Exactly as written, write out the lines below from the first to the one containing "import plotly.graph_objects as go", inclusive. Pictures do not belong in the copy.

## BEGIN Given material

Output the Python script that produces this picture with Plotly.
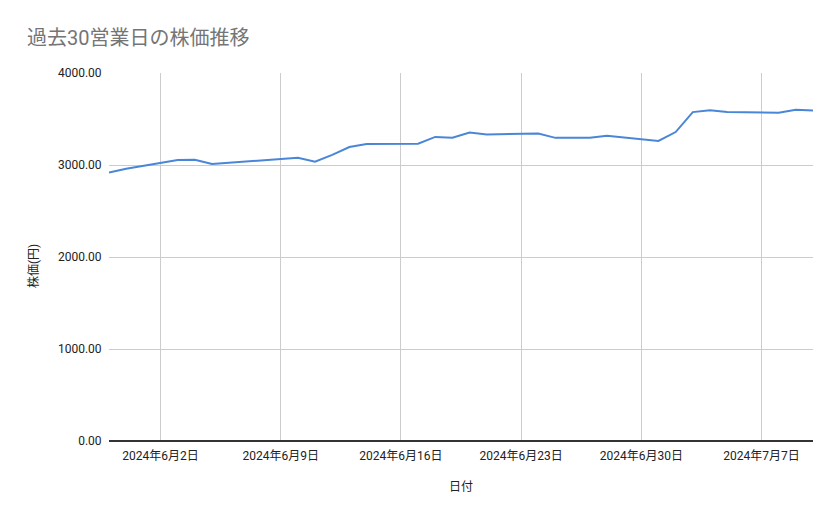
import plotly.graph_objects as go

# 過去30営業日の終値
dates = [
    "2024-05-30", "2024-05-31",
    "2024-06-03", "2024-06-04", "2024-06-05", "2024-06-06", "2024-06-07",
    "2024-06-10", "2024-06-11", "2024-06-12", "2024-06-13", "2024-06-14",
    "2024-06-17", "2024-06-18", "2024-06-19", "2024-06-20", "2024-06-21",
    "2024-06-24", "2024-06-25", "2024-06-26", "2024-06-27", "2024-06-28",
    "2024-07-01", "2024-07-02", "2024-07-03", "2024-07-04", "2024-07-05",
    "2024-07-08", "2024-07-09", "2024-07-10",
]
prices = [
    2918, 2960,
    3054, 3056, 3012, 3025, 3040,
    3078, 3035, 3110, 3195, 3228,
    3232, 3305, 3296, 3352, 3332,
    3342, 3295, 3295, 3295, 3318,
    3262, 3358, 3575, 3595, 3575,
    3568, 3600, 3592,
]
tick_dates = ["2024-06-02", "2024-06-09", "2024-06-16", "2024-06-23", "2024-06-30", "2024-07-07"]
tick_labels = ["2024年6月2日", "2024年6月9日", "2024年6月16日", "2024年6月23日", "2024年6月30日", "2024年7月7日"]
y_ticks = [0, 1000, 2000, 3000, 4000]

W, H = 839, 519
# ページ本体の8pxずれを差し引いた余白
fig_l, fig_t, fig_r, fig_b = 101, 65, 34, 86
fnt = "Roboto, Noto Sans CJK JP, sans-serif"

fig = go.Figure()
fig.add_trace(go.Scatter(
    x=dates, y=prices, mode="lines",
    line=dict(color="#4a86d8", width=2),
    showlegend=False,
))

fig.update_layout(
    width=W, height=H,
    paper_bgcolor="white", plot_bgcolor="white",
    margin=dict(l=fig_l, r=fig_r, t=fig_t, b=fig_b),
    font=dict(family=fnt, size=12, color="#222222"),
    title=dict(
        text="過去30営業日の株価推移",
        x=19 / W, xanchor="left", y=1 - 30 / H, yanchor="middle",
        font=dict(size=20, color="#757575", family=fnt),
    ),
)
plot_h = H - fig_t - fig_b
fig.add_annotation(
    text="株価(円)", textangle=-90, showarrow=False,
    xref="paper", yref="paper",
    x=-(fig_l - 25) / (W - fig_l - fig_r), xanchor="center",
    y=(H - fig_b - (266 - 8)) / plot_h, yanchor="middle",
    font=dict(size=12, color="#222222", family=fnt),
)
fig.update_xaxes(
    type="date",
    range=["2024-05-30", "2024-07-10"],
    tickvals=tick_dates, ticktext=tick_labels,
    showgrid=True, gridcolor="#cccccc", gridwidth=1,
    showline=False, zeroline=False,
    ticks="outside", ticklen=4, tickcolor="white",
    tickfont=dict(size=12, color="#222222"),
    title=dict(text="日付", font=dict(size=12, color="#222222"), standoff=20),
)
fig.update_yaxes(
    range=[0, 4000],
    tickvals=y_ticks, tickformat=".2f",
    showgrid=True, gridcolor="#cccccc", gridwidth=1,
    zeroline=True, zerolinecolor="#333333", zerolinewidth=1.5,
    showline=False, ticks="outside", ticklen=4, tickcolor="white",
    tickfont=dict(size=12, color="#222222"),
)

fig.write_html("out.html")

## END Given material

**Task answer**.
Output the Python script that produces this picture with Plotly.
import plotly.graph_objects as go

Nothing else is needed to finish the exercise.